Little did he know it was just the start of a technology revolution.
The immediacy, ease and reach of computers and the innovations brought by the internet brought both opportunity and challenge to the world of newspapers which continues. Over time, said Hall, “We all began to realize there’d be a day we’d quit printing on dead trees.”
Paper will live on in the mail version that debuts this weekend — with in-depth coverage that readers can take some time with, putting their phones at their side and sifting the sections through their hands.
Include Twila Van Leer in that company. “There’s something about the tactile thing, about having something you can pick up and see more than once if you want to,” she said. She’ll still get that on the weekend. As for the rest of the week, “I’m going to have to learn how to read the online version,” she said.
In addition, Deseret News readers will receive a new monthly in-depth magazine called Deseret which will debut in January. Change means growth, and it’s growth that stretches far beyond that weekly start in 1850.
“We are in a unique position because for years now our digital readership has dwarfed our print readership and the great majority of the remaining print readers have become digital first,” said Jeff Simpson, president and publisher of the Deseret News. There are nearly 500 times the number of digital users on Deseret.com than local print subscribers.

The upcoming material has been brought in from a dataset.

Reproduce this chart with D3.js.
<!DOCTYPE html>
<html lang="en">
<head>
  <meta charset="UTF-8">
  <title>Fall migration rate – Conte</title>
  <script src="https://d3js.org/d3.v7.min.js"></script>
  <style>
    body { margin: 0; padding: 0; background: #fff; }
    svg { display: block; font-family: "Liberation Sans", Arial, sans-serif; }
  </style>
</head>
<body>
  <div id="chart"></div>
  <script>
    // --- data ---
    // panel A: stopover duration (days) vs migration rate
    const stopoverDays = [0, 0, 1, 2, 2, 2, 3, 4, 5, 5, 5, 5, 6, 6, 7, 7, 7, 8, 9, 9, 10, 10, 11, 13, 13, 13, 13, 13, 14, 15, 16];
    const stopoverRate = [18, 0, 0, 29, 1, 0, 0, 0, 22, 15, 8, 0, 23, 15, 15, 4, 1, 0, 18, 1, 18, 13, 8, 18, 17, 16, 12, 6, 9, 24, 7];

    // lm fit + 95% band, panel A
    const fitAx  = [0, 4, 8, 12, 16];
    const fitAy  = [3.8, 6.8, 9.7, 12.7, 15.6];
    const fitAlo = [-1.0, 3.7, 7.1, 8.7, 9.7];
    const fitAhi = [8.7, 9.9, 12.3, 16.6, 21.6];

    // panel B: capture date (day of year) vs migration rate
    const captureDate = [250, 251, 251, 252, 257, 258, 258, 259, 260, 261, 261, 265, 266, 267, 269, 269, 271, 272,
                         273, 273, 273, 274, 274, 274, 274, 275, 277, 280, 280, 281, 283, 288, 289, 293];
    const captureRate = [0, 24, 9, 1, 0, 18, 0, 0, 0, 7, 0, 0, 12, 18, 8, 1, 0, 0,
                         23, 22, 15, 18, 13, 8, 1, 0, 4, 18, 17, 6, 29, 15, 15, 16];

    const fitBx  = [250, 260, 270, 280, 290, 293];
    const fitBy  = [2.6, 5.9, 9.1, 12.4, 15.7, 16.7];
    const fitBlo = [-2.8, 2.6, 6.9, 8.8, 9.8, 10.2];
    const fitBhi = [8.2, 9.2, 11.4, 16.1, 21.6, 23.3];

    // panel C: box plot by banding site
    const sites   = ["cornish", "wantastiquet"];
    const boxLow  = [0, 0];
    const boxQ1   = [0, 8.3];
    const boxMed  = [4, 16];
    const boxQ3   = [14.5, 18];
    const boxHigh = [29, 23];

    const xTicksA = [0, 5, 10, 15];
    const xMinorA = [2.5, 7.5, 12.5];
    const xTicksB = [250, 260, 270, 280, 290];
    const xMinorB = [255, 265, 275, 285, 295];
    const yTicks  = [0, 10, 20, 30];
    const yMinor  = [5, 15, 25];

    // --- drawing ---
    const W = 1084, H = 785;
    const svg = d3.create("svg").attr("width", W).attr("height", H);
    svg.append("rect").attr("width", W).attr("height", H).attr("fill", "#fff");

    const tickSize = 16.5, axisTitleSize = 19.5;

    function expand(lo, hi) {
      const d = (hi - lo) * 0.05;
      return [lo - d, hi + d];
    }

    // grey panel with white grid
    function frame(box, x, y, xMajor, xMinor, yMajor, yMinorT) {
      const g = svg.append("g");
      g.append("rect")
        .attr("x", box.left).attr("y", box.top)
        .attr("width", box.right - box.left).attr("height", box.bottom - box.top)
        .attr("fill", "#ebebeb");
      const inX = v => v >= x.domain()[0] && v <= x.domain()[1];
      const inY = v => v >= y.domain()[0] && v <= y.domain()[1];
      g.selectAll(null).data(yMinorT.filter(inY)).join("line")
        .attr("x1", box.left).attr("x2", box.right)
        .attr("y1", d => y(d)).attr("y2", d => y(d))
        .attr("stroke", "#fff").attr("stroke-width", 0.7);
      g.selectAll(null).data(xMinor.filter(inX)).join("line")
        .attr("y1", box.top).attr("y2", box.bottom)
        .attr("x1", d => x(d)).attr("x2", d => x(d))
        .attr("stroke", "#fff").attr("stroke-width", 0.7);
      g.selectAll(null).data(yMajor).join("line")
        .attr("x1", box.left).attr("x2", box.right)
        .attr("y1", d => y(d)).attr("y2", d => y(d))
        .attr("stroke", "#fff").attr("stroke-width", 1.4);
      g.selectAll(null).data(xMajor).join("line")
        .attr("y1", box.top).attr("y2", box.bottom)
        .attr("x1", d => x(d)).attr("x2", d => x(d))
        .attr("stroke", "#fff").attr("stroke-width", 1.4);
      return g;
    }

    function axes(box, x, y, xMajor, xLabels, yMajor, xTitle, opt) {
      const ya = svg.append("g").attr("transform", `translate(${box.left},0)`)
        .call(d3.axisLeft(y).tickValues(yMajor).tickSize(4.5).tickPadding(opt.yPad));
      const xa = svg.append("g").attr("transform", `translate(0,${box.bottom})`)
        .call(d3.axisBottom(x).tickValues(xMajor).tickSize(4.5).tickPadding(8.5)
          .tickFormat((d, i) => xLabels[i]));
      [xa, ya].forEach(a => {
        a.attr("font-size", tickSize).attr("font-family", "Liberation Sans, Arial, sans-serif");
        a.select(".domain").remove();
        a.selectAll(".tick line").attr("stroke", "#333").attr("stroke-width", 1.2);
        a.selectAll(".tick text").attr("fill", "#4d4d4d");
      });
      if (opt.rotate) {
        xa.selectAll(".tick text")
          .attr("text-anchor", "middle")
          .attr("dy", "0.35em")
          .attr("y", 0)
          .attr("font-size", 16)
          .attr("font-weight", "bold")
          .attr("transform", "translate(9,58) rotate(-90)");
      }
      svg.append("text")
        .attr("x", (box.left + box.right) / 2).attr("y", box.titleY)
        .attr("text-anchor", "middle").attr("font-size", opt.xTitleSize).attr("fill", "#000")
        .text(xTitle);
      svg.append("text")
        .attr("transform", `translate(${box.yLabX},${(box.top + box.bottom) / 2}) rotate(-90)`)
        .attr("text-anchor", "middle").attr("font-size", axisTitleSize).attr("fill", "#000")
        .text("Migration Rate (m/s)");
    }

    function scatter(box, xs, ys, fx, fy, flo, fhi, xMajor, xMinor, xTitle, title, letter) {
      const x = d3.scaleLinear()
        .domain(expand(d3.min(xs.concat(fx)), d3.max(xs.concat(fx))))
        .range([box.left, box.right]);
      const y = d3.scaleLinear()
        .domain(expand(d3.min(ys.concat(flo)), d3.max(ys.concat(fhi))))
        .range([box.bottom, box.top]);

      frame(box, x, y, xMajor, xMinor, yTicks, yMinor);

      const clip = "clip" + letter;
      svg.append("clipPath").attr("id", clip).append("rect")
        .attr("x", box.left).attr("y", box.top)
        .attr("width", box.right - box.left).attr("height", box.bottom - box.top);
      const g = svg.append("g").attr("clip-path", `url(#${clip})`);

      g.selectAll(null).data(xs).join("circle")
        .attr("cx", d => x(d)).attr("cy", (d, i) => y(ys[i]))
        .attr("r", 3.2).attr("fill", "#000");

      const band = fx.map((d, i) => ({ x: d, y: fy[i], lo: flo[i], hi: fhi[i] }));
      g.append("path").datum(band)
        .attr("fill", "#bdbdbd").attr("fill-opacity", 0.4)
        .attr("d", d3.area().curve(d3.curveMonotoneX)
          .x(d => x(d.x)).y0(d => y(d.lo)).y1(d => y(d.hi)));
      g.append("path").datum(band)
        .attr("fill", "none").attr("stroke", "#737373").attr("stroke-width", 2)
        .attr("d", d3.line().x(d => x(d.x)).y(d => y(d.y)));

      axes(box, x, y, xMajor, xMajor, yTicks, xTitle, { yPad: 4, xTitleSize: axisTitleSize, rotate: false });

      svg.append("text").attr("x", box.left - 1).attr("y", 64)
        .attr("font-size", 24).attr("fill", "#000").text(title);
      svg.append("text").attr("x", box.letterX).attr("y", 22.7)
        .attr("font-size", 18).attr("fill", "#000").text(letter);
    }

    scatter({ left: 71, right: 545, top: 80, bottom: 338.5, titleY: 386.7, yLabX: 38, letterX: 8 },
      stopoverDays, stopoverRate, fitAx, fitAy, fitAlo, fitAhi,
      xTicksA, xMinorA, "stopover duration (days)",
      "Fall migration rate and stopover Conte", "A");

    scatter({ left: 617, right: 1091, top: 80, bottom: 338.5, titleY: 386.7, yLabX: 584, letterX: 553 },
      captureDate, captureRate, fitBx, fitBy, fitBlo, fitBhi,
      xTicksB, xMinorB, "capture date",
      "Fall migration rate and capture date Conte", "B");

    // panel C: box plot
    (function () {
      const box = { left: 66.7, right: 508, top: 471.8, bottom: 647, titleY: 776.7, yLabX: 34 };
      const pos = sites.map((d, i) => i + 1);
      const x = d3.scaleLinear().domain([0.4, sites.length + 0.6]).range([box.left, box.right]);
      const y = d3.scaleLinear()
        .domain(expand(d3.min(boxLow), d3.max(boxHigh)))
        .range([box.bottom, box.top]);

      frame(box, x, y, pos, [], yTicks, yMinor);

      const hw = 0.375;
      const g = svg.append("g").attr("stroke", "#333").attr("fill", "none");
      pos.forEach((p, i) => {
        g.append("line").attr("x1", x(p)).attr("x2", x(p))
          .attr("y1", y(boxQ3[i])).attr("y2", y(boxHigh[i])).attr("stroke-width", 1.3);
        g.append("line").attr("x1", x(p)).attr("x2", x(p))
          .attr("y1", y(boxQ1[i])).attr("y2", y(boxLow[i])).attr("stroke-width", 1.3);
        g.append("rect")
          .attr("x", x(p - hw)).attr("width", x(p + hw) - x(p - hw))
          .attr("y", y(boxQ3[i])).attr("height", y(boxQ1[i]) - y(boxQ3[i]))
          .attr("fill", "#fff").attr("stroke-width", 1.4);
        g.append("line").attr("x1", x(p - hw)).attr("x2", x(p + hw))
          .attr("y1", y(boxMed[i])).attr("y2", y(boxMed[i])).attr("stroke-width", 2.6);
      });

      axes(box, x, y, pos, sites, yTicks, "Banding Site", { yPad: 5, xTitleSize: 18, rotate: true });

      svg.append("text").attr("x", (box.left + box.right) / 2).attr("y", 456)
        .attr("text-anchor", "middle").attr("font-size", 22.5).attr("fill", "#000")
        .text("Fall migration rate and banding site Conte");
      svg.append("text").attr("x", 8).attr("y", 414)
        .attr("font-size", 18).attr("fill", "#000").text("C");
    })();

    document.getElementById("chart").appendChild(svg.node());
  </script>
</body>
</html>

Added Deseret News Editor Doug Wilks: “Change is never easy, particularly when you’re changing a readership habit. But our commitment to providing a strong news report with fresh commentary, analysis and opinion remains constant. We hope those who have yet to discover the Deseret News online will join us everyday, and take a few minutes on the weekend to grab that print edition and spend some time with it.”
Correction: An earlier version said home delivery began in the 1950s but actually began in the 1940s and 1950s.